- Theatrical release poster
- Directed by: Lewis Allen
- Written by: Leonard Spigelgass
- Based on: The Perfect Marriage (play) by Samson Raphaelson
- Produced by: Hal B. Wallis
- Starring: Loretta Young David Niven Eddie Albert Charlie Ruggles Virginia Field Rita Johnson
- Cinematography: Russell Metty
- Edited by: Ellsworth Hoagland
- Music by: Friedrich Hollaender
- Production company: Paramount Pictures
- Distributed by: Paramount Pictures
- Release date: February 24, 1947;
- Running time: 88 minutes
- Country: United States
- Language: English
- Box office: $1.3 million

= The Perfect Marriage =

1947 film by Lewis Allen

The Perfect Marriage is a 1947 American comedy film directed by Lewis Allen and written by Leonard Spigelgass. The film stars Loretta Young, David Niven, Eddie Albert, Charlie Ruggles, Virginia Field, and Rita Johnson.
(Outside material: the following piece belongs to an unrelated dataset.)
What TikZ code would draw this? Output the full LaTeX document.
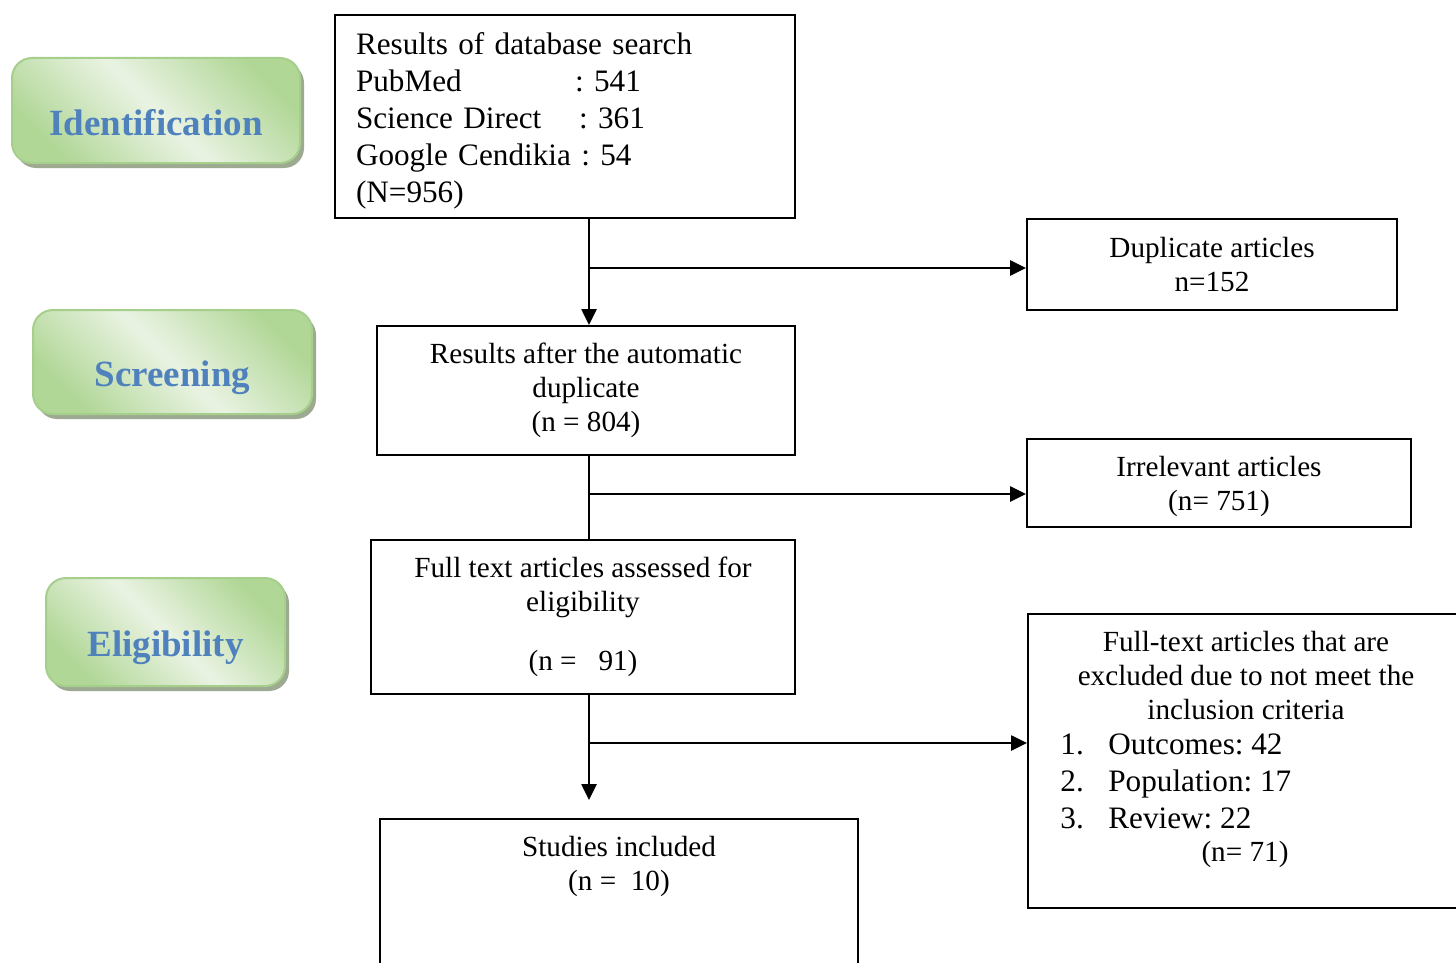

The film was released on February 24, 1947, by Paramount Pictures.

==Plot==
On their tenth wedding anniversary, both husband and wife tell the other that they want a divorce.

== Cast ==
- Loretta Young as Maggie Williams
- David Niven as Dale Williams
- Eddie Albert as Gil Cummins
- Charlie Ruggles as Dale Williams Sr.
- Virginia Field as Gloria
- Rita Johnson as Mabel Manning
- ZaSu Pitts as Rosa
- Nona Griffith as Cookie Williams
- Nana Bryant as Corinne Williams
- Jerome Cowan as Addison Manning
- Luella Gear as Dolly Haggerty
- Howard Freeman as Peter Haggerty

==Reception==
T.M.P. of The New York Times said, "Whatever it was about The Perfect Marriage which convinced Producer Hal Wallis that this Samson Raphaelson-play was worth the trouble and expense of filming just doesn't come through on the screen. For the new potpourri of comedy, farce and drama, which opened yesterday at the Paramount Theatre, is a singularly shapeless and unrewarding entertainment. Not being acquainted with the play, we wouldn't know whether Leonard Spigelgass, the scenarist, tampered to any great extent with the original. But (and this is the only thing that matters right now) it is quite evident that Mr. Spigelgass certainly didn't contribute any improvements. He wrote an abundance of dialogue, to be sure, but most of it is witless."